====== COLLECTED MATERIAL ======
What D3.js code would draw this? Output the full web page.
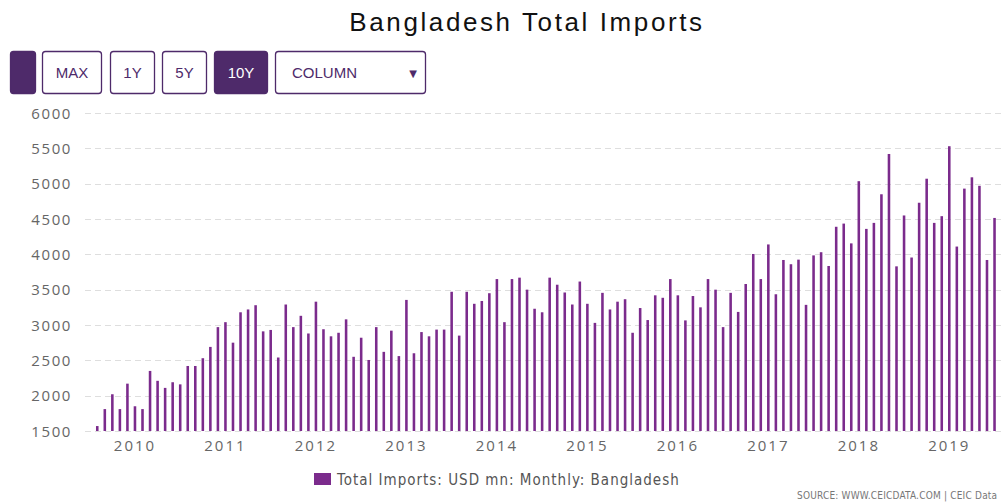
<!DOCTYPE html>
<html><head><meta charset="utf-8">
<script src="https://cdn.jsdelivr.net/npm/d3@7"></script>
<style>
body{margin:0;background:#fff;overflow:hidden}
svg{display:block}
</style></head>
<body>
<svg id="c" width="1005" height="504"></svg>
<script>
const startYear = 2009, startMonth = 8; // Aug 2009
const values = [
1570,1810,2020,1810,2170,
1850,1810,2350,2210,2110,2190,2160,2420,2420,2530,2690,2970,
3040,2750,3180,3220,3280,2910,2930,2540,3290,2970,3130,2880,
3330,2940,2840,2890,3080,2550,2820,2505,2970,2620,2920,2560,
3355,2600,2900,2840,2935,2935,3470,2850,3470,3300,3340,3450,
3650,3040,3650,3670,3500,3230,3180,3670,3570,3460,3290,3615,
3300,3030,3455,3220,3330,3365,2890,3240,3070,3420,3385,3650,
3420,3065,3410,3250,3650,3500,2970,3455,3185,3580,4005,3650,
4140,3435,3920,3860,3925,3285,3985,4030,3835,4390,4435,4155,
5035,4360,4445,4850,5420,3830,4550,3955,4730,5070,4445,4540,
5530,4110,4930,5090,4970,3920,4515
];
const months = values.map((v,i)=>{const m=startMonth-1+i;return {year:startYear+Math.floor(m/12),month:m%12+1};});
const keys = months.map(d=>d.year+"-"+d.month);
const yTicks = [1500,2000,2500,3000,3500,4000,4500,5000,5500,6000];
const yearLabels = ["2010","2011","2012","2013","2014","2015","2016","2017","2018","2019"];
const buttons = ["","MAX","1Y","5Y","10Y"];
const titleText = "Bangladesh Total Imports";
const legendText = "Total Imports: USD mn: Monthly: Bangladesh";
const sourceText = "SOURCE: WWW.CEICDATA.COM | CEIC Data";

const svg = d3.select("#c");
const barColor = "#7b2b8c", dark = "#4e2a6a";
const axFont = "'Open Sans', 'DejaVu Sans', sans-serif";

svg.append("text").attr("x",527).attr("y",31).attr("text-anchor","middle")
  .attr("font-family","'Liberation Sans', Arial, sans-serif").attr("font-size",26).attr("letter-spacing",2.6)
  .attr("fill","#111").text(titleText);

// buttons
const bx = [10,42,110,162,214], bw = [25,59,44,44,53];
buttons.forEach((b,i)=>{
  const filled = (i===0||i===4);
  svg.append("rect").attr("x",bx[i]+0.5).attr("y",51.5).attr("width",bw[i]).attr("height",42).attr("rx",3)
    .attr("fill",filled?dark:"#fff").attr("stroke",dark).attr("stroke-width",1.3);
  if(b) svg.append("text").attr("x",bx[i]+bw[i]/2+0.5).attr("y",78).attr("text-anchor","middle")
    .attr("font-family","'Liberation Sans', Arial, sans-serif").attr("font-size",15).attr("fill",filled?"#fff":dark).text(b);
});
svg.append("rect").attr("x",275.5).attr("y",51.5).attr("width",150).attr("height",42).attr("rx",3)
  .attr("fill","#fff").attr("stroke",dark).attr("stroke-width",1.3);
svg.append("text").attr("x",292).attr("y",78).attr("font-family","'Liberation Sans', Arial, sans-serif")
  .attr("font-size",15).attr("fill",dark).text("COLUMN");
svg.append("text").attr("x",413).attr("y",77).attr("text-anchor","middle").attr("font-family","'DejaVu Sans', sans-serif")
  .attr("font-size",10).attr("fill",dark).text("▼");

const y = d3.scaleLinear().domain([1500,6000]).range([431,113]);
const x = d3.scaleBand().domain(keys).range([93.5,998.3]).paddingInner(0.66).paddingOuter(0.33);

// grid
const grid = svg.append("g").attr("transform","translate(85,0)")
  .call(d3.axisLeft(y).tickValues(yTicks).tickSize(-920).tickFormat(""));
grid.select(".domain").remove();
grid.selectAll("line").attr("stroke","#dedede").attr("stroke-dasharray","6,4").attr("shape-rendering","crispEdges");

// y labels
const yl = svg.append("g").attr("transform","translate(72,0)")
  .call(d3.axisLeft(y).tickValues(yTicks).tickSize(0).tickPadding(0).tickFormat(d3.format("d")));
yl.select(".domain").remove();
yl.selectAll("text").attr("font-family",axFont).attr("font-size",15).attr("fill","#666").attr("dy","0.35em").attr("letter-spacing",1.6);

// bars
svg.append("g").selectAll("rect").data(values).join("rect")
  .attr("x",(d,i)=>x(keys[i])).attr("width",x.bandwidth())
  .attr("y",d=>y(d)).attr("height",d=>y(1500)-y(d)).attr("fill",barColor);

// x labels
const janKeys = yearLabels.map(yr=>yr+"-1");
const xa = svg.append("g").attr("transform","translate(0,440)")
  .call(d3.axisBottom(x).tickValues(janKeys).tickSize(0).tickPadding(0).tickFormat(k=>k.split("-")[0]));
xa.select(".domain").remove();
xa.selectAll("text").attr("font-family",axFont).attr("font-size",15).attr("fill","#666").attr("dy","0.71em").attr("letter-spacing",2);

// legend
svg.append("rect").attr("x",314).attr("y",473).attr("width",17).attr("height",12).attr("fill",barColor);
svg.append("text").attr("x",337).attr("y",485).attr("font-family","'Liberation Sans Narrow', 'DejaVu Sans Condensed', sans-serif")
  .attr("font-size",15).attr("letter-spacing",1).attr("fill","#555").text(legendText);
svg.append("text").attr("x",797).attr("y",499).attr("font-family","'DejaVu Sans Condensed', 'Liberation Sans Narrow', sans-serif")
  .attr("font-size",10).attr("letter-spacing",0.2).attr("fill","#777").text(sourceText);
</script>
</body></html>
======
■ SHORT TASK ■
Repeat the data exactly, excluding the pictures.

■ WRITTEN ANSWER ■
What D3.js code would draw this? Output the full web page.
<!DOCTYPE html>
<html><head><meta charset="utf-8">
<script src="https://cdn.jsdelivr.net/npm/d3@7"></script>
<style>
body{margin:0;background:#fff;overflow:hidden}
svg{display:block}
</style></head>
<body>
<svg id="c" width="1005" height="504"></svg>
<script>
const startYear = 2009, startMonth = 8; // Aug 2009
const values = [
1570,1810,2020,1810,2170,
1850,1810,2350,2210,2110,2190,2160,2420,2420,2530,2690,2970,
3040,2750,3180,3220,3280,2910,2930,2540,3290,2970,3130,2880,
3330,2940,2840,2890,3080,2550,2820,2505,2970,2620,2920,2560,
3355,2600,2900,2840,2935,2935,3470,2850,3470,3300,3340,3450,
3650,3040,3650,3670,3500,3230,3180,3670,3570,3460,3290,3615,
3300,3030,3455,3220,3330,3365,2890,3240,3070,3420,3385,3650,
3420,3065,3410,3250,3650,3500,2970,3455,3185,3580,4005,3650,
4140,3435,3920,3860,3925,3285,3985,4030,3835,4390,4435,4155,
5035,4360,4445,4850,5420,3830,4550,3955,4730,5070,4445,4540,
5530,4110,4930,5090,4970,3920,4515
];
const months = values.map((v,i)=>{const m=startMonth-1+i;return {year:startYear+Math.floor(m/12),month:m%12+1};});
const keys = months.map(d=>d.year+"-"+d.month);
const yTicks = [1500,2000,2500,3000,3500,4000,4500,5000,5500,6000];
const yearLabels = ["2010","2011","2012","2013","2014","2015","2016","2017","2018","2019"];
const buttons = ["","MAX","1Y","5Y","10Y"];
const titleText = "Bangladesh Total Imports";
const legendText = "Total Imports: USD mn: Monthly: Bangladesh";
const sourceText = "SOURCE: WWW.CEICDATA.COM | CEIC Data";

const svg = d3.select("#c");
const barColor = "#7b2b8c", dark = "#4e2a6a";
const axFont = "'Open Sans', 'DejaVu Sans', sans-serif";

svg.append("text").attr("x",527).attr("y",31).attr("text-anchor","middle")
  .attr("font-family","'Liberation Sans', Arial, sans-serif").attr("font-size",26).attr("letter-spacing",2.6)
  .attr("fill","#111").text(titleText);

// buttons
const bx = [10,42,110,162,214], bw = [25,59,44,44,53];
buttons.forEach((b,i)=>{
  const filled = (i===0||i===4);
  svg.append("rect").attr("x",bx[i]+0.5).attr("y",51.5).attr("width",bw[i]).attr("height",42).attr("rx",3)
    .attr("fill",filled?dark:"#fff").attr("stroke",dark).attr("stroke-width",1.3);
  if(b) svg.append("text").attr("x",bx[i]+bw[i]/2+0.5).attr("y",78).attr("text-anchor","middle")
    .attr("font-family","'Liberation Sans', Arial, sans-serif").attr("font-size",15).attr("fill",filled?"#fff":dark).text(b);
});
svg.append("rect").attr("x",275.5).attr("y",51.5).attr("width",150).attr("height",42).attr("rx",3)
  .attr("fill","#fff").attr("stroke",dark).attr("stroke-width",1.3);
svg.append("text").attr("x",292).attr("y",78).attr("font-family","'Liberation Sans', Arial, sans-serif")
  .attr("font-size",15).attr("fill",dark).text("COLUMN");
svg.append("text").attr("x",413).attr("y",77).attr("text-anchor","middle").attr("font-family","'DejaVu Sans', sans-serif")
  .attr("font-size",10).attr("fill",dark).text("▼");

const y = d3.scaleLinear().domain([1500,6000]).range([431,113]);
const x = d3.scaleBand().domain(keys).range([93.5,998.3]).paddingInner(0.66).paddingOuter(0.33);

// grid
const grid = svg.append("g").attr("transform","translate(85,0)")
  .call(d3.axisLeft(y).tickValues(yTicks).tickSize(-920).tickFormat(""));
grid.select(".domain").remove();
grid.selectAll("line").attr("stroke","#dedede").attr("stroke-dasharray","6,4").attr("shape-rendering","crispEdges");

// y labels
const yl = svg.append("g").attr("transform","translate(72,0)")
  .call(d3.axisLeft(y).tickValues(yTicks).tickSize(0).tickPadding(0).tickFormat(d3.format("d")));
yl.select(".domain").remove();
yl.selectAll("text").attr("font-family",axFont).attr("font-size",15).attr("fill","#666").attr("dy","0.35em").attr("letter-spacing",1.6);

// bars
svg.append("g").selectAll("rect").data(values).join("rect")
  .attr("x",(d,i)=>x(keys[i])).attr("width",x.bandwidth())
  .attr("y",d=>y(d)).attr("height",d=>y(1500)-y(d)).attr("fill",barColor);

// x labels
const janKeys = yearLabels.map(yr=>yr+"-1");
const xa = svg.append("g").attr("transform","translate(0,440)")
  .call(d3.axisBottom(x).tickValues(janKeys).tickSize(0).tickPadding(0).tickFormat(k=>k.split("-")[0]));
xa.select(".domain").remove();
xa.selectAll("text").attr("font-family",axFont).attr("font-size",15).attr("fill","#666").attr("dy","0.71em").attr("letter-spacing",2);

// legend
svg.append("rect").attr("x",314).attr("y",473).attr("width",17).attr("height",12).attr("fill",barColor);
svg.append("text").attr("x",337).attr("y",485).attr("font-family","'Liberation Sans Narrow', 'DejaVu Sans Condensed', sans-serif")
  .attr("font-size",15).attr("letter-spacing",1).attr("fill","#555").text(legendText);
svg.append("text").attr("x",797).attr("y",499).attr("font-family","'DejaVu Sans Condensed', 'Liberation Sans Narrow', sans-serif")
  .attr("font-size",10).attr("letter-spacing",0.2).attr("fill","#777").text(sourceText);
</script>
</body></html>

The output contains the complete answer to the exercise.